Pants come in many different materials, from nylon and cotton to polyester, wool, and linen. Some of these materials are tougher, while others are quite delicate. Regardless of the material, however, you’ll need to wash your pants at some point, and when you do so, should you zip and button them?
You should zip your pants and button your pants before washing them. If you leave them unzipped or unbuttoned, they could snag and pull at one another, causing damage. Also, remember to turn them inside out before washing.
Let’s take a closer look at how to wash and dry your pants properly so that you can get it right with every pair, every time.
How to Wash Pants the Right Way
On average, a US household spends $183.79 on laundry each year. Add the cost of the occasional trip to the dry cleaner, and things start to add up. You can reduce the laundry bill by learning to wash your pants professionally — at home.
Pants are made of different fabrics, including linen, polyester, wool, cotton, and even blends of these fabrics. For this reason, the method of washing differs from one pair of pants to the next.

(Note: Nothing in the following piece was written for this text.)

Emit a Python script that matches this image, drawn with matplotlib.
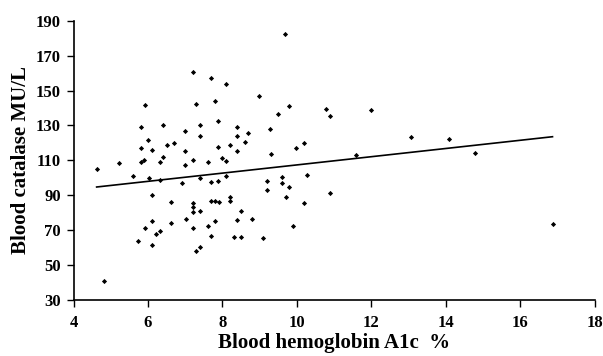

The best way to go about it is to check the laundry label. Some of these fabrics can be machine washed only, while others should be hand-washed. Whichever cleaning method you use, make sure you zip or button the pants so nothing pulls or snags other items you’re washing. Also, remember to turn the pants inside out.
Unlike washing shirts, you don’t need to wash your pants after wearing them only once unless they’re particularly dirty or stained. Generally, you can wash them after 2 or 3 wears.
Using a Washing Machine
To get the best wash, start by carefully reading the laundry label. The label has information on washing, drying, bleaching, and ironing. The next thing to check is the fabric. Some fabrics, such as silk, velvet, and suede, are synthetic and can’t be cleaned with water and soap, necessitating dry cleaning. If the pants fade, you must dry-clean them.
On the other hand, fabrics like linen, nylon, wool, and cotton can be hand-washed or machine-washed using a gentle cycle.
One way of determining whether a fabric needs dry cleaning is by spot testing. Put some water on the inside part of the pants, dab some detergent, and rub lightly with a cotton swab. If you see color on the swab, that means you should go for dry cleaning.
When machine-washing, use cold water. Button or zip the pants and remove everything in the pockets. Put the pants in a mesh laundry bag (on Amazon) to protect them against excessive friction.
You can then put it in the washing machine. Use an organic or mild detergent (on Amazon), and use a gentle cycle. Your pants should come out looking like new!
Hand-Wash Your Pants
If your pants are hand-washable, then washing them by hand is the best option. You can do this by filling up your sink with cold water, or, if you have a lot of pants, you can use a bathtub. Don’t mix fabrics of different colors; wash light-colored fabrics separately from dark-colored fabrics.
Add an organic or mild detergent to the water and agitate it until it becomes frothy. You can then put the pants in the water to soak. Press and scrub gently with your hands, focusing more on areas with stains or dirt. You can let the pants stay in the water for about 15 minutes and continue pressing.
Drain off the soapy water, then refill the bathtub with clean water. Press the pants lightly to remove the detergent. If you’re sure you’ve removed the detergent, you can remove the pants from the bathtub and start the drying process.
What Water Temperature Should You Be Using?
Opinions vary when it comes to the right temperature for washing pants, but what most experts agree with is that, if you’re in doubt, use cold water. Cold water isn’t aggressive and doesn’t cause fading.
It also uses less energy and won’t cause shrinkage. However, if the water in your washing machine gets too cold, it’s better to use warm water because most detergents can’t dissolve in water at a temperature below 58 degrees Fahrenheit.
Cold water below 80°F can effectively remove fruit and protein stains, so it’s best for everyday laundry. Warm water (90°F) is good for dirty white pants and other clothing like bed sheets, jerseys, and towels.
Hot water (above 130°F) is excellent for heavily soiled white pants, but you should allow the pants to stay in the hot water for a long time. Once you’ve loosened the dirt, you can continue washing with cold water. You can determine the right temperature for washing your pants by checking their care label.
How Much Detergent Is Too Much?
To determine whether you’re using too much detergent, check your already washed clothes. If the wet clothes feel a little soapy, sticky, or slimy, it’s likely that they have residual detergent. That’s a clear sign you’re using too much detergent.
There‘s no formula for determining how much detergent is enough, but you’ll get the hang of it as you gain experience doing your laundry. Always stick to the manufacturer’s recommended detergents and method of washing.
Should I Air-Dry My Pants or Throw Them in the Dryer?
It’s not recommended to put pants in the dryer; instead, you can hang them up to dry. If the pants have pleats, make sure you fold them along those pleats before hanging to prevent wrinkles.
If you want your pants to dry faster, you can remove excess water from them using a clean, dry towel.
Lay the towel on a flat surface, lay your pants on the towel then roll the pants inside the towel. Squeeze the towel a little to absorb water from the pants. You can then hang the pants or lay them on another dry towel to air dry. Once your pants are dry, you can iron and store them.